WORK TO DO — Would you print the material exactly, starting at its first line and ending at the line holding "var height = 436;"?

Figure scripts:

****************************************

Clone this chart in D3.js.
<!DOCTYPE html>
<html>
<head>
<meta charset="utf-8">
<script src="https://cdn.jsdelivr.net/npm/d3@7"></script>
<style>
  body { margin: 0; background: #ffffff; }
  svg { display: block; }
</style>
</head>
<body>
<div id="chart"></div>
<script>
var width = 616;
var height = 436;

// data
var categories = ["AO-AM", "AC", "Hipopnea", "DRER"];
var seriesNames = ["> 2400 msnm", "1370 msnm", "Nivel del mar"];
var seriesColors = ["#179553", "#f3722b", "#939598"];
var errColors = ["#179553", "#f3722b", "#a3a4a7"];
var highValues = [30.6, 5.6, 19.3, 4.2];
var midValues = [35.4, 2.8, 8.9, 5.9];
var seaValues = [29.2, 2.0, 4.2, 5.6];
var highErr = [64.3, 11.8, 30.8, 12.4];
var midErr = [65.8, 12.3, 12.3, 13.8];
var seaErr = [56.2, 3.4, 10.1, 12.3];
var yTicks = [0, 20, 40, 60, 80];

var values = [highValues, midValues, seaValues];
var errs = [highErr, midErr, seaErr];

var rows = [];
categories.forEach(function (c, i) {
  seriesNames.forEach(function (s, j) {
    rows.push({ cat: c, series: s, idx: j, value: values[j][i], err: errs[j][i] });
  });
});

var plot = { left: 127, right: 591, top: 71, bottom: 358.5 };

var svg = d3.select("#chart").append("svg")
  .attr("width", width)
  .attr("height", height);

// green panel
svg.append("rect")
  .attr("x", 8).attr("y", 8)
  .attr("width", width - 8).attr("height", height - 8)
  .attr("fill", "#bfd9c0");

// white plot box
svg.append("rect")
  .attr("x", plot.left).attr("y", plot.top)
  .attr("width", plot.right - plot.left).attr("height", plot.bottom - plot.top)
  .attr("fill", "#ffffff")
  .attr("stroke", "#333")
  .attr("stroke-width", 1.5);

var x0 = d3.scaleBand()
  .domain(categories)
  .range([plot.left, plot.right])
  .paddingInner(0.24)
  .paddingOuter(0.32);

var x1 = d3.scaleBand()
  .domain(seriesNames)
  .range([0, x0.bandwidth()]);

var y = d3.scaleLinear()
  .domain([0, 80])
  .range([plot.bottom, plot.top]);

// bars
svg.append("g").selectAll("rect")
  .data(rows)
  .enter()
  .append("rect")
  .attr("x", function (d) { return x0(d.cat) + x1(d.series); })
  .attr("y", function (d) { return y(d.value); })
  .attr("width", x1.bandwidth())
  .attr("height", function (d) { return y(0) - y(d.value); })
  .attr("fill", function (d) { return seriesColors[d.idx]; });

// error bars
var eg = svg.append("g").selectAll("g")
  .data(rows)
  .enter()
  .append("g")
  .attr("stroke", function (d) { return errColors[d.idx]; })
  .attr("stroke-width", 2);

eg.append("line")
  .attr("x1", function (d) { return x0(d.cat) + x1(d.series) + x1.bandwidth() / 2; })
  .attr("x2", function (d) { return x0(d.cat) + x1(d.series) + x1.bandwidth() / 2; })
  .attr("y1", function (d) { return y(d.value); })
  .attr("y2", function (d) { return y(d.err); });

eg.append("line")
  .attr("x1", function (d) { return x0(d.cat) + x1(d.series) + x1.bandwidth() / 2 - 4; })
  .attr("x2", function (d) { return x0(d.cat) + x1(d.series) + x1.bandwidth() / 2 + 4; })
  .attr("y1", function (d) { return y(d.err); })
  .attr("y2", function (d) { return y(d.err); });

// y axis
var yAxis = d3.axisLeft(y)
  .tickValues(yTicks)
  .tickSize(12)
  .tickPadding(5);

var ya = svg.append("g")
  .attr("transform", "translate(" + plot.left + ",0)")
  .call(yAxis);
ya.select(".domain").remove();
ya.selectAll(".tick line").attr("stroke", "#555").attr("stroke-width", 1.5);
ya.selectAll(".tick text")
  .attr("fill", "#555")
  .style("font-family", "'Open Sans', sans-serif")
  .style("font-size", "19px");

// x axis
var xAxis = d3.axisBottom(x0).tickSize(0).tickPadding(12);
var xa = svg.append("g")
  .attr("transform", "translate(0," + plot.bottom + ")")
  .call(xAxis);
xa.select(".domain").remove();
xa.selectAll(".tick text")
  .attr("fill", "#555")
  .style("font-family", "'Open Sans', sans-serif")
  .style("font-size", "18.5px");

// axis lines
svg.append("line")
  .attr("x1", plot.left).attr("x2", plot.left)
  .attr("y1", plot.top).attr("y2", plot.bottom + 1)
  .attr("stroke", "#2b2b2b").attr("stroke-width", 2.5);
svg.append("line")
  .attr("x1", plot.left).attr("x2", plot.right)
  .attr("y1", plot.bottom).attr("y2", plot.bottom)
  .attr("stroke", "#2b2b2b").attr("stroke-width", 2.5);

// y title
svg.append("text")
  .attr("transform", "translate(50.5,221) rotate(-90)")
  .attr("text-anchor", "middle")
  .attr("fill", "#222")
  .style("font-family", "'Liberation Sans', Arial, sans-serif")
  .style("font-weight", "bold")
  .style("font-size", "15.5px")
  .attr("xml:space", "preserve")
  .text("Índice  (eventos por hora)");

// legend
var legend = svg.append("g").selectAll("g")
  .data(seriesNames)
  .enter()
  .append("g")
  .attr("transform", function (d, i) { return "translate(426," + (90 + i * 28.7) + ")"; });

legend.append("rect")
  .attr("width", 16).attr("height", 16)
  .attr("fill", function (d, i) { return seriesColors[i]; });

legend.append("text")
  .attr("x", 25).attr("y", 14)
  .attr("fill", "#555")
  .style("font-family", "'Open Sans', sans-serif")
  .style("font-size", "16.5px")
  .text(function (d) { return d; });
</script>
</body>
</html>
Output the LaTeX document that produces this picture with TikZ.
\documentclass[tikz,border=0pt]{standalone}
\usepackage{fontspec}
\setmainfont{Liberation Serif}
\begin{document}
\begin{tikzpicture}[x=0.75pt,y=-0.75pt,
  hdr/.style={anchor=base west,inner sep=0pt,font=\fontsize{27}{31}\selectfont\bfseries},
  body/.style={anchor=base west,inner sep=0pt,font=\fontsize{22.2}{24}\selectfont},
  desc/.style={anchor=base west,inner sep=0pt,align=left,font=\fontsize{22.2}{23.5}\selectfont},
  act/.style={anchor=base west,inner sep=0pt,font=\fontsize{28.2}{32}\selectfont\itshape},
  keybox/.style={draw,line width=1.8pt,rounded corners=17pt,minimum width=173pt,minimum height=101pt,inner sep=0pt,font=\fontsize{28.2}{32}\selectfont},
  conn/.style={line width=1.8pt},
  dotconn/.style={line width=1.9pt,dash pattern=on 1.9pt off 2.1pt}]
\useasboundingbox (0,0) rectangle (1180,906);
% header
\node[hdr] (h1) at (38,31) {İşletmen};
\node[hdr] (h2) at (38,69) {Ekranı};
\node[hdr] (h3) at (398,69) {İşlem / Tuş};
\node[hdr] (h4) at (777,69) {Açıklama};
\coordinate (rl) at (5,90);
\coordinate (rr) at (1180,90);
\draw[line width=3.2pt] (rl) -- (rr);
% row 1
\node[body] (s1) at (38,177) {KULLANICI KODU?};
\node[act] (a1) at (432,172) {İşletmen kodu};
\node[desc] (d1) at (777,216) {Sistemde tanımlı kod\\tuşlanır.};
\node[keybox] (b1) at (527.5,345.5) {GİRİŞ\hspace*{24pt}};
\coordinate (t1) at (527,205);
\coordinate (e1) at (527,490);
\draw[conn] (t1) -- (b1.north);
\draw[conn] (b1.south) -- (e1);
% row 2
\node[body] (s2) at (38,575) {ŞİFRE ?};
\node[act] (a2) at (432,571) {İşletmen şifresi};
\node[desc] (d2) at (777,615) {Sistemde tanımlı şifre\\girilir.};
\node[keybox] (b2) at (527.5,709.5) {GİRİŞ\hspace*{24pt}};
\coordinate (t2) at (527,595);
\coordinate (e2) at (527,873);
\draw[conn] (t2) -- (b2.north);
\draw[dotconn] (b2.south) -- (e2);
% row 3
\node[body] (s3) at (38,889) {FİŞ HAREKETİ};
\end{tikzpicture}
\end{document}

****************************************

TASK OUTPUT —
Clone this chart in D3.js.
<!DOCTYPE html>
<html>
<head>
<meta charset="utf-8">
<script src="https://cdn.jsdelivr.net/npm/d3@7"></script>
<style>
  body { margin: 0; background: #ffffff; }
  svg { display: block; }
</style>
</head>
<body>
<div id="chart"></div>
<script>
var width = 616;
var height = 436;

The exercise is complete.